George Abounader spackles the ceiling in the hallway of what will be the new gymnasium at Marco Island Charter Middle School which will is scheduled to open for the next school year.

Lexey Swall/Staff

George Abounader spackles the ceiling in the hallway of what will be the new gymnasium at Marco Island Charter Middle School which will is scheduled to open for the next school year.

The district isn’t just replacing roofs and painting classrooms, some projects involve building a school from the ground up.

Work on Marco Island’s newest middle school is expected to be complete when students head back to school August 20, said Alvah Hardy, director of facilities management for the school district.

“We will be open when school starts,” Hardy said last week.

Marco Island Charter Middle School received its temporary certificate of occupancy for the academic building earlier this month, said George Abounader.

“There still remains some items on the ‘punch out list’ that need to be satisfactorily completed before the building is fully operable, but the major portion of construction for the first building is complete,” Abounader said in an e-mail last week. “During the remainder of the summer, we will be setting up the various rooms so that by August 13, when the teachers return, the building will be fully functional.”

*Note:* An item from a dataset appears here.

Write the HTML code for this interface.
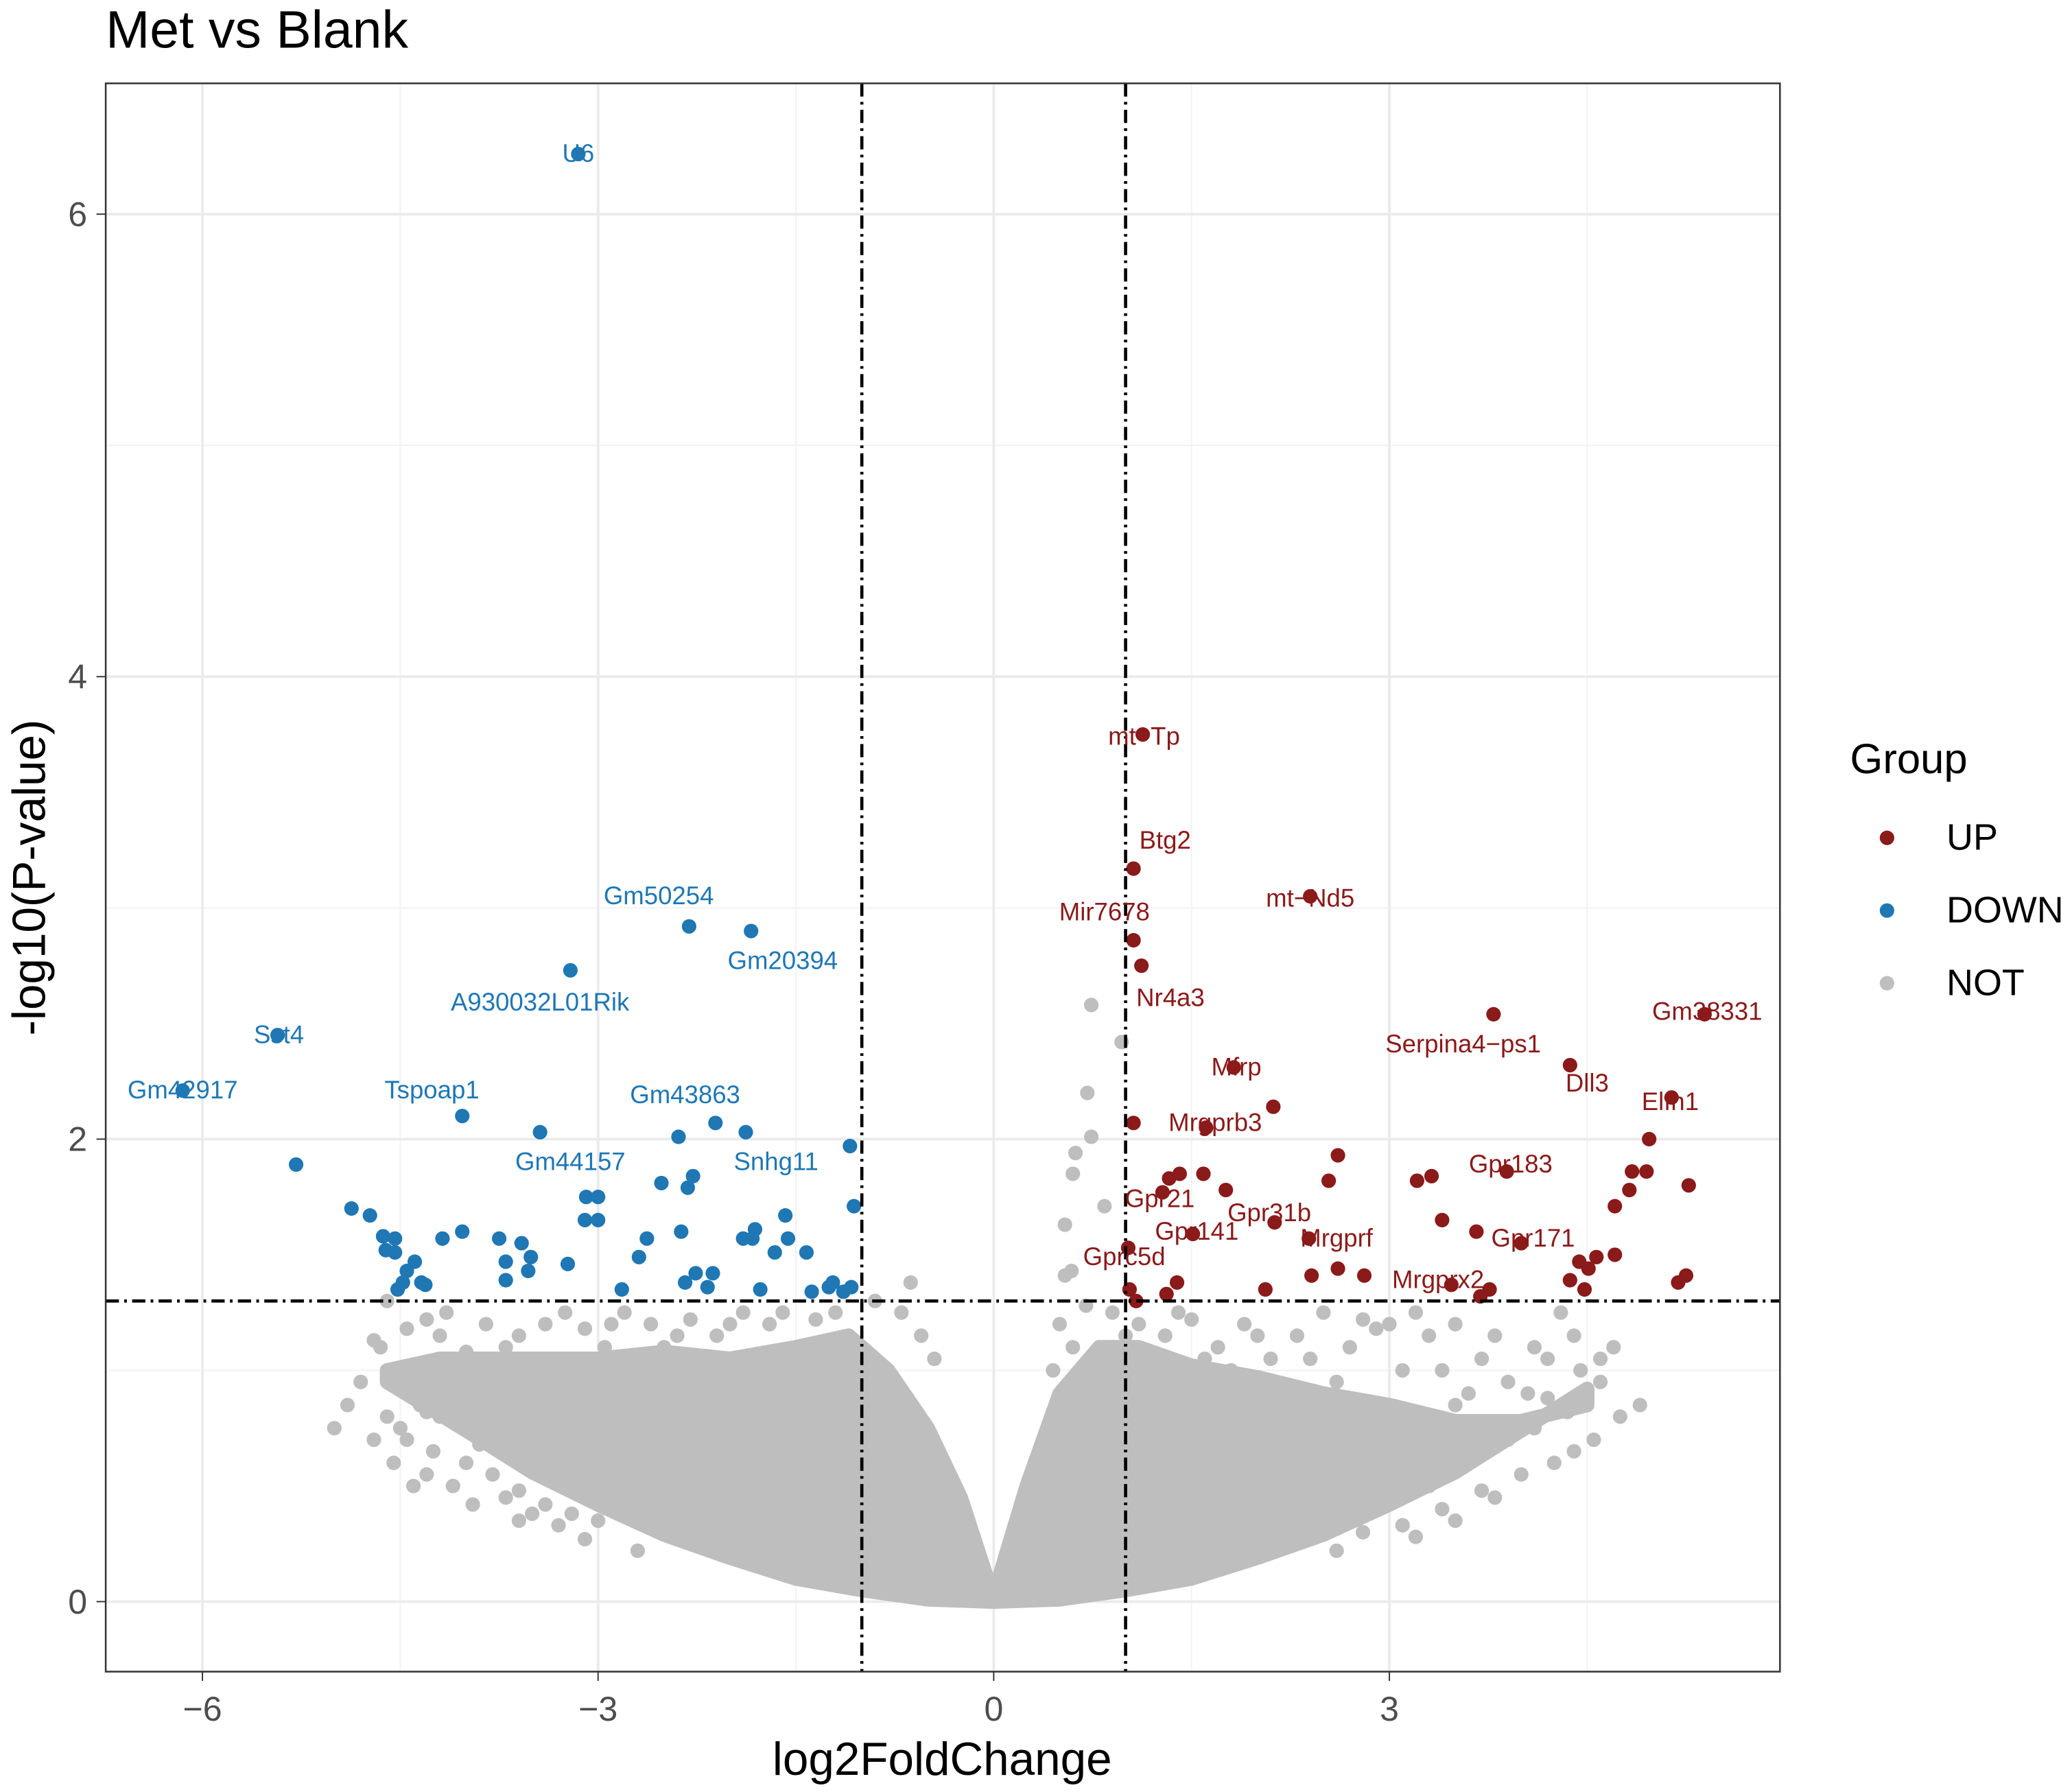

While the academic building is nearly complete, Abounader said he expects to get a temporary certificate of occupancy for the second building by early July. The second building will act as a related arts facility, housing the gymnasium and music rooms. Abounader said the only major work left on the related arts building is laying the gym floor.

“The floor will be a multipurpose, synthetic one (that) needs to be constructed in layers under precise conditions,” he said. “I don’t anticipate the floor being completed until the end of July.”

Hardy said it needs to be completed by the first day of school, since the portables that once housed the temporary campus have already been removed.

“Failing to complete the project in time is not an option,” Abounader said. “All of the work must be completed by the opening (day) of school because with the absence of all of our previous portable classrooms, there is no other place to house the students.”

While the district is working to complete the middle school, Hardy said no work is being done on the Tommie Barfield Elementary campus.

The same can not be said for Lely High School, though. As soon as students were dismissed from school, the district began replacing the school’s aging air conditioning system and roof, Hardy said. The air conditioner was several years old, and was past the point of repairing. The roof was also long overdue for replacement, he added.

“Something like a roof is pretty evident when it needs replaced,” said Hardy. “Maintenance usually sees an increased amount of work orders.”

Once the major repairs were fixed, Hardy said staff members began repainting the interior of the school. Painting could not begin until all of the school’s students and employees had left for the summer, he said.